Can you find the lines of the listing that include "this" and copy every one?
--- START OF Records supplied ---
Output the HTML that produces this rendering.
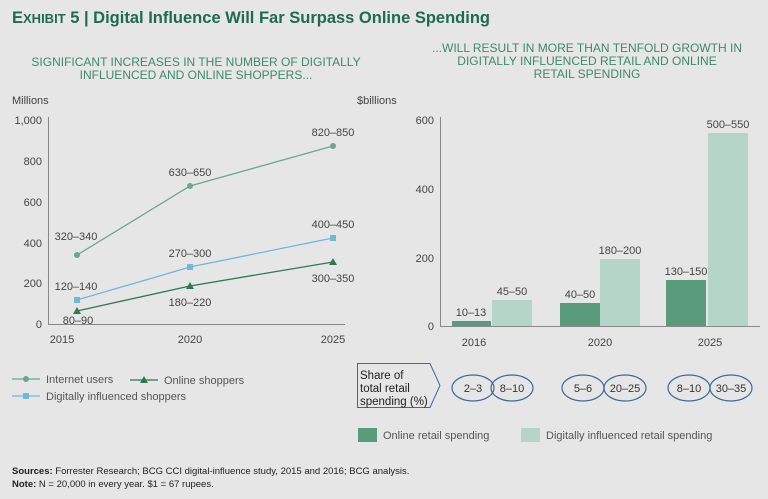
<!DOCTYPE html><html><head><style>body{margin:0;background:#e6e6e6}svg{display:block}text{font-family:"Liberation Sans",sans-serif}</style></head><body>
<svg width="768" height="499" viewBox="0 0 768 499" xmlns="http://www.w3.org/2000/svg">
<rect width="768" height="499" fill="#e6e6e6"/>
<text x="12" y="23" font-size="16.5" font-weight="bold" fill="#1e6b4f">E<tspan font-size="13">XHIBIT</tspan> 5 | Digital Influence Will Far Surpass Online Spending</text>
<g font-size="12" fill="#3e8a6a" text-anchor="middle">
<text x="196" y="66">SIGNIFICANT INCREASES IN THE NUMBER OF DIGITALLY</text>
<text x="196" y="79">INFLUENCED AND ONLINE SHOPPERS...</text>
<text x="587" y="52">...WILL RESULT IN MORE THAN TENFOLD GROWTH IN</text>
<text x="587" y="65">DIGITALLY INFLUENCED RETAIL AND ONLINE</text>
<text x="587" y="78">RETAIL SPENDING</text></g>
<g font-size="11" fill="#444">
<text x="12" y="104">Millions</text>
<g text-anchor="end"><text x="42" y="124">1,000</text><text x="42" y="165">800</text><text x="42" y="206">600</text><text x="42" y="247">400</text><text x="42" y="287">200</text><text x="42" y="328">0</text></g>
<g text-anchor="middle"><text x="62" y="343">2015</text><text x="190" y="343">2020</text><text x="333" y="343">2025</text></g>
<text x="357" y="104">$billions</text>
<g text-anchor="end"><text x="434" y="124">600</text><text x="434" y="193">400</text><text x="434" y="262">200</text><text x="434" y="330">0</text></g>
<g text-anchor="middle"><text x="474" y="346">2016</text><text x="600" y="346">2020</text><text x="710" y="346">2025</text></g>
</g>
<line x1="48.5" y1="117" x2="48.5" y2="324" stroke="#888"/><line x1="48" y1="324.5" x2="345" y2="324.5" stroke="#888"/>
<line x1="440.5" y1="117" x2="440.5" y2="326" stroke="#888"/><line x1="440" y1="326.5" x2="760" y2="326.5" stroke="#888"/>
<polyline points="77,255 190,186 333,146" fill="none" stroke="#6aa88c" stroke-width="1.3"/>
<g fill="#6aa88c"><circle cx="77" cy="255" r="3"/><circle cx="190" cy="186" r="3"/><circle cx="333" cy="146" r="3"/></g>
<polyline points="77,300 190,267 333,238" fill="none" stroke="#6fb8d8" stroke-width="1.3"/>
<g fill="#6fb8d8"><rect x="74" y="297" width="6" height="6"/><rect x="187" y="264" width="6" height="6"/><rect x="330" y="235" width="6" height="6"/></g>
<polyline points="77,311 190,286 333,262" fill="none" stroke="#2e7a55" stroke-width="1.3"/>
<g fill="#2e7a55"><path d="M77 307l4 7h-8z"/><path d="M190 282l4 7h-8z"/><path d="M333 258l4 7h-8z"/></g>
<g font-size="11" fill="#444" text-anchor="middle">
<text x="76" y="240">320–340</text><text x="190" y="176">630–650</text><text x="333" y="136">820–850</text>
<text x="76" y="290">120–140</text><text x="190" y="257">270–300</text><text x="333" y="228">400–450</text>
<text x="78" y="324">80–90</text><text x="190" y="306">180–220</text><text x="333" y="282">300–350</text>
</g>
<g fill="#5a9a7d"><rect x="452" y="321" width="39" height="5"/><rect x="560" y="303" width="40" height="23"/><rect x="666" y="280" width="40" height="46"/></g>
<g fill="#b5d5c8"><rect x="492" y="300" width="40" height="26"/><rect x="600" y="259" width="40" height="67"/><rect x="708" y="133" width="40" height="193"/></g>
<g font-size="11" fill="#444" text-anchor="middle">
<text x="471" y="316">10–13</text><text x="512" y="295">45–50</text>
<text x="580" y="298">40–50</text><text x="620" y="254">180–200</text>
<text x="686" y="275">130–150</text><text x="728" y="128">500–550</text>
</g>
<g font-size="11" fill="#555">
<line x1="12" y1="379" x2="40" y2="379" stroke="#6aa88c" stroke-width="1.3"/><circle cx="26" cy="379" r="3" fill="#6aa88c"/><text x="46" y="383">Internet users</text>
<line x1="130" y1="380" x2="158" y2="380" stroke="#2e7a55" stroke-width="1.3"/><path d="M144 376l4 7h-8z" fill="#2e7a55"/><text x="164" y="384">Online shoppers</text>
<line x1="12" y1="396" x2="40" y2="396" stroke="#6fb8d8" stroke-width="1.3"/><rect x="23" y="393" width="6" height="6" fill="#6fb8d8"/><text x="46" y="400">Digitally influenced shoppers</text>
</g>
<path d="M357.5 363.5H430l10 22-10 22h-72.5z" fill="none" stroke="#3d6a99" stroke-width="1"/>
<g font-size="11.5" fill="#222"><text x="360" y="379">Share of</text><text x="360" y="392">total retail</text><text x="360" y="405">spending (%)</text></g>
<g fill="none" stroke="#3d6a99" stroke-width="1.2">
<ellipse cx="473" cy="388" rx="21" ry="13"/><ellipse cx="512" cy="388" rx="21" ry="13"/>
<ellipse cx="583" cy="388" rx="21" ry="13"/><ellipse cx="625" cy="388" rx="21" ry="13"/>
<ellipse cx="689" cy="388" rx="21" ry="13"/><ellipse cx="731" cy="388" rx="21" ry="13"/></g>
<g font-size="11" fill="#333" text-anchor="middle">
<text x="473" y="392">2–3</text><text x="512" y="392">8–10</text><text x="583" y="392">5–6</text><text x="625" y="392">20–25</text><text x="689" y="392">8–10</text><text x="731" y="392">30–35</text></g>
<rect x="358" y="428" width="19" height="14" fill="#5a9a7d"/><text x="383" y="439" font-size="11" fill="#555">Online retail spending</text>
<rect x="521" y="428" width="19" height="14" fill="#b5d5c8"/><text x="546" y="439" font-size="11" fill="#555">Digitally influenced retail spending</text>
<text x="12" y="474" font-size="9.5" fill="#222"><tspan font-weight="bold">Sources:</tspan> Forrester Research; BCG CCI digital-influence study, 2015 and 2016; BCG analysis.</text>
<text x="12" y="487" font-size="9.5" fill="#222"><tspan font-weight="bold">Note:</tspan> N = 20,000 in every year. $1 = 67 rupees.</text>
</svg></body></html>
--- END OF Records supplied ---
--- START OF Records supplied ---
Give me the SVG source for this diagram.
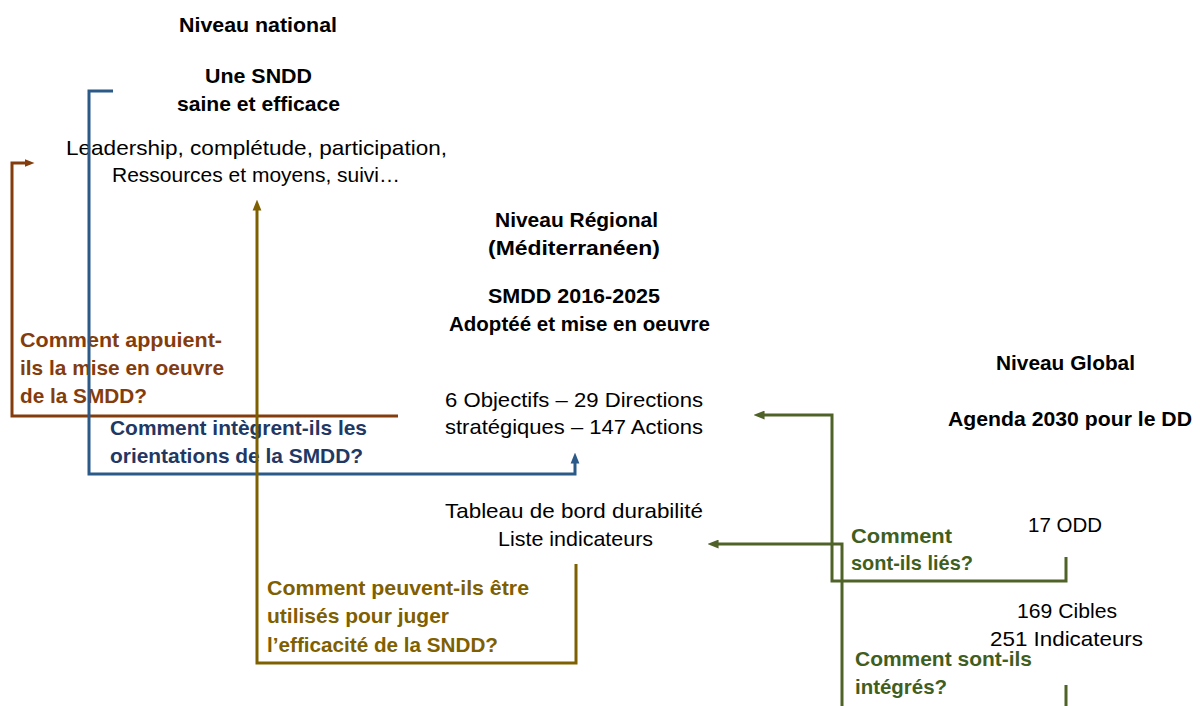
--- END OF Records supplied ---
**Exercise answer**
Output the HTML that produces this rendering.
Give me the SVG source for this diagram.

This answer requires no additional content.